The PAD (Ireland) study for patients with refractory and relapsed myeloma – an update.
Morris T.C.M.1, Kettle P.J.1 Drake, M.1, Brunton A.2, Cook G.3, Leahy, M4, O’Dwyer M.5, Murray, M 5, Enright H.6, McCloy, M.7 O’Gorman, P 7 Yong, K.8O’Shea T.9, Popat R.10, Oakervee, H.10 Cavenagh J.10 1Department of Haematology, Belfast City Hospital. 2Clinical Trials Unit, Belfast City Hospital. 3Department of Haematology, St James’s University Hospital, Leeds. 4Department of Haematology, Limerick General Hospital. 5Department of Haematology, University College Hospital Galway. 6Department of Haematology, Tallaght Hospital, Dublin. 7Department of Haematology, The Mater Misericordiae Hospital, Dublin. 8 Department of Haematology, University College London. 9All Ireland Cooperative Oncology Research Group (ICORG). 10 Department of Haematology, St Bartholomew’s Hospital, London.

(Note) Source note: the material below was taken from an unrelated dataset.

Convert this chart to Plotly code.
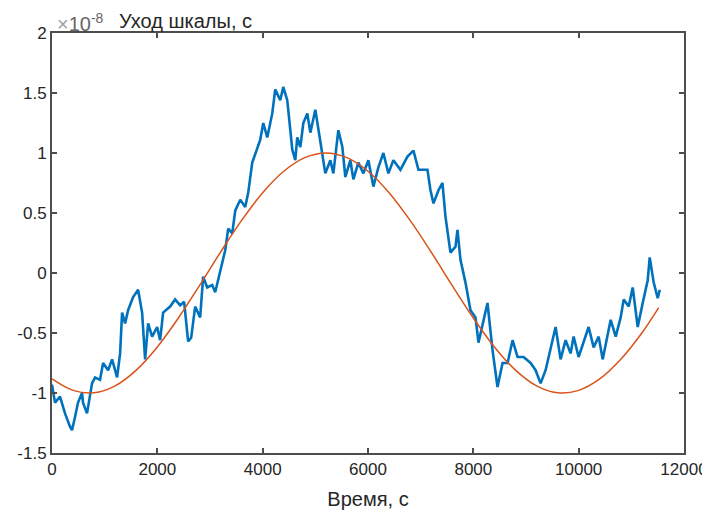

Introduction: The combination of Bortezomib with Adriamycin/Dexamethasone (PAD) is a highly effective induction agent with response rates of up to 95% (Oakervee et al, BJH 2005; 129: 755-62). We postulated that the superior efficacy of PAD chemotherapy could be demonstrated by studying patients who have been previously treated with VAD or a VAD-like regimen (VAMP, C-VAMP, Z-DEX etc.) by comparing the response to PAD given following relapse to the response previously obtained with the VAD or VAD-like regimen.
Materials and Methods: A Phase II study was developed with three cohorts, each planned to recruit 23 patients. Cohort 1; patients treated with VAD or VAD-like regimen who previously had an autologous transplant; Cohort 2 – similar patients but without previous transplant and Cohort 3 – patients refractory to VAD. Patients in groups 1 and 2 were allowed to have received one further line of treatment following VAD but patients in group 3 would proceed directly to PAD.
Results: Cohort 1 has been fully recruited. 8 patients achieved CR following PAD compared to 3 post-VAD p=0.013 using McNemar’s Chi-squared test with continuity correction. Comparison of the fall in paraprotein showed a median fall of 89% post-PAD compared to 60% post-VAD, (p<0.003) Wilcoxon Matched Pairs Rank Test. There were no reports of increased cardiotoxicity. A number of patients proceeded on to second transplant following their response to PAD therapy. 6 patients have been recruited to group 2 and responses appear similar to patients in group 1. 18 patients have been recruited to group 3. In these patients, refractory to VAD-type chemotherapy nine of twelve currently evaluable patients have shown superior responses compared to a VAD-type chemotherapy. These results will be updated to include all currently enrolled patients and presented in detail.
Conclusion: PAD is a highly active therapy for patients with relapsed or refractory myeloma. The study provides supportive evidence for the use of PAD re-induction prior to second autologous transplantation currently being investigated in a randomised controlled clinical trial (NCRI UK) Myeloma X.